Change-Id: I3a124b185c7499a45b27df7cbf889ae6d1d33377
(cherry picked from commit 9b0f81025ca809b0b0cac29fb75f02c568b98a23)
diff --git a/core/java/android/app/PropertyInvalidatedCache.java b/core/java/android/app/PropertyInvalidatedCache.java
index 58ddd49..13934e5 100644
--- a/core/java/android/app/PropertyInvalidatedCache.java
+++ b/core/java/android/app/PropertyInvalidatedCache.java
@@ -310,6 +310,21 @@
     public static final String MODULE_TELEPHONY = "telephony";
 
     /**
+     * Constants that affect retries when the process is unable to write the property.

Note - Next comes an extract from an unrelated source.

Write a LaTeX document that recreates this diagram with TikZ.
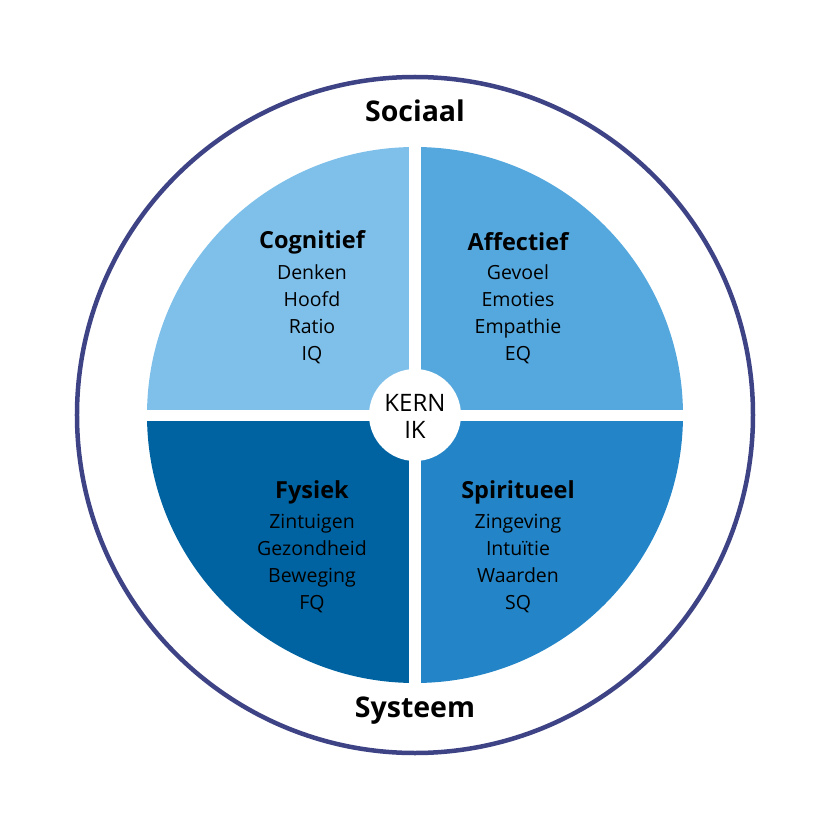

+     * The first constant is the number of times the process will attempt to set the
+     * property.  The second constant is the delay between attempts.
+     */
+
+    /**
+     * Wait 200ms between retry attempts and the retry limit is 5.  That gives a total possible
+     * delay of 1s, which should be less than ANR timeouts.  The goal is to have the system crash
+     * because the property could not be set (which is a condition that is easily recognized) and
+     * not crash because of an ANR (which can be confusing to debug).
+     */
+    private static final int PROPERTY_FAILURE_RETRY_DELAY_MILLIS = 200;
+    private static final int PROPERTY_FAILURE_RETRY_LIMIT = 5;
+
+    /**
      * Construct a system property that matches the rules described above.  The module is
      * one of the permitted values above.  The API is a string that is a legal Java simple
      * identifier.  The api is modified to conform to the system property style guide by
@@ -670,7 +685,33 @@
                 }
             }
         }
-        SystemProperties.set(name, Long.toString(val));
+        RuntimeException failure = null;
+        for (int attempt = 0; attempt < PROPERTY_FAILURE_RETRY_LIMIT; attempt++) {
+            try {
+                SystemProperties.set(name, Long.toString(val));
+                if (attempt > 0) {
+                    // This log is not guarded.  Based on known bug reports, it should
+                    // occur once a week or less.  The purpose of the log message is to
+                    // identify the retries as a source of delay that might be otherwise
+                    // be attributed to the cache itself.
+                    Log.w(TAG, "Nonce set after " + attempt + " tries");
+                }
+                return;
+            } catch (RuntimeException e) {
+                if (failure == null) {
+                    failure = e;
+                }
+                try {
+                    Thread.sleep(PROPERTY_FAILURE_RETRY_DELAY_MILLIS);
+                } catch (InterruptedException x) {
+                    // Ignore this exception.  The desired delay is only approximate and
+                    // there is no issue if the sleep sometimes terminates early.
+                }
+            }
+        }
+        // This point is reached only if SystemProperties.set() fails at least once.
+        // Rethrow the first exception that was received.
+        throw failure;
     }
 
     // Set the nonce in a static context.  No handle is available.